Retail Design
Grocery Tag Project
Creating static designs has it’s benefits- you know what all the elements and copy are before you start designing (hopefully), and you can determine how a composition is laid out based on those elements. Dynamic designs are much more challenging. You need to design fluid compositions that can take a variety of elements and text, insuring that the final product is legible and aesthetically pleasing.
When I started this project for Green Top Grocery, the current process for designing and printing each week’s sales tags was to type hundreds of tags and signs by hand, print them out with a laser printer, then hand laminate and hand cut each one to size. My goal was to redesign all the sales tags, take the product data directly from the inventory system, and automatically render out trimmed, shelf-ready labels using the store’s tag printer.
Tag Anatomy
The first step was to create rough layouts of the three main tag types: 1UP, 2UP, and 4UP. I couldn’t just put lipstick on the pig that was Green Top’s existing system, I needed to determine what data I’d have access to in the system and what to include in the final tags. After writing the all the JSON for the automations, I needed to ensure that “Eggs” for “$1.99” looked just as good as “Lucy’s Old Fashioned Vitameatavegamin” for “$89.95”, as well as manage the project on cleaning up the store’s data to make sure we had consistent information from product-to-product.
The final step was to link the inventory system together with the tag designs and calibrate the store’s printer to cut each label with absolute precision, hundreds of times in a row. By the end of the project, the store was saving enough money each week to hire two employees.

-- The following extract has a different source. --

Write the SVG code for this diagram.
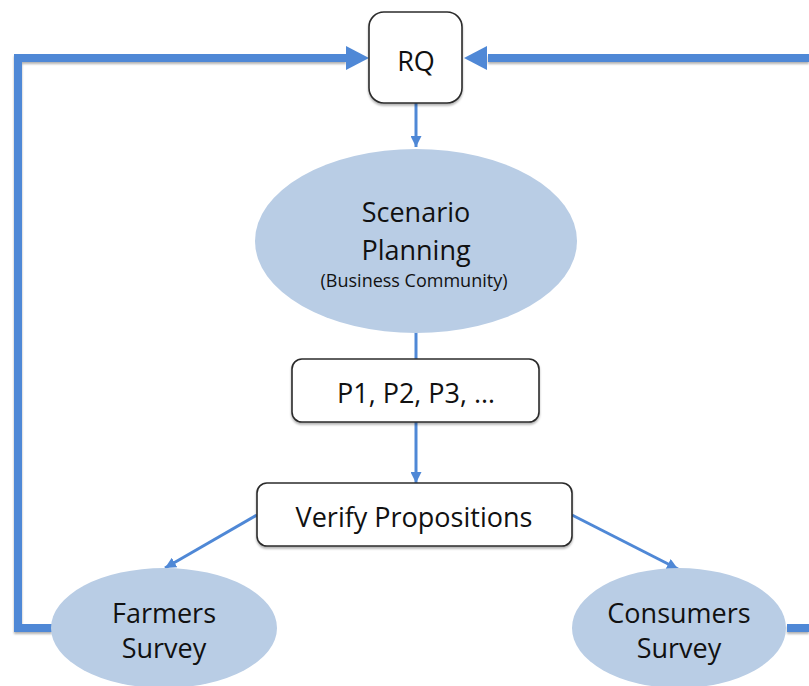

Developing a Design Language
In designing assets for Green Top, I wanted to ensure every promotion for co-op owners would be instantly distinguishable from standard ones. Anything geared towards ownership, owner rewards, or owner discounts was purple, while all other signage stuck to Green Top green. Yellow was used to highlight items that were on sale or promoted, while red was used sparingly to telegraph deep-discounts, doorbusters, or clearance items.
Corporate Design
Corporate Communications Can Be Pretty, Too
At Keplr Vision, I have been advocating strongly for beautiful and engaging internal designs. One of my most recent projects was designing, programing, and project managing a new system for custom supply order requests. Prior to my efforts, individual practice locations would fill out a form to request a design that was then emailed to a chaotic ticketing system where a person would have to read each request, categorize, label, then assign them to the proper designer- all while consulting a corporate directory. Once the order was complete, a relationship manager would download the files, write out an email, send it to the requestor for an approval wait for a response, then manually forward the files to production.
The new system that was completed in December of 2021 uses a newly designed form that allows us to create variables based on their submission to automatically categorize, assign, send approvals, and forward to the proper vendor for production. Utilizing these types of automation would be far less effective without clean, engaging designs that encourage the end-user to notice and respond quickly.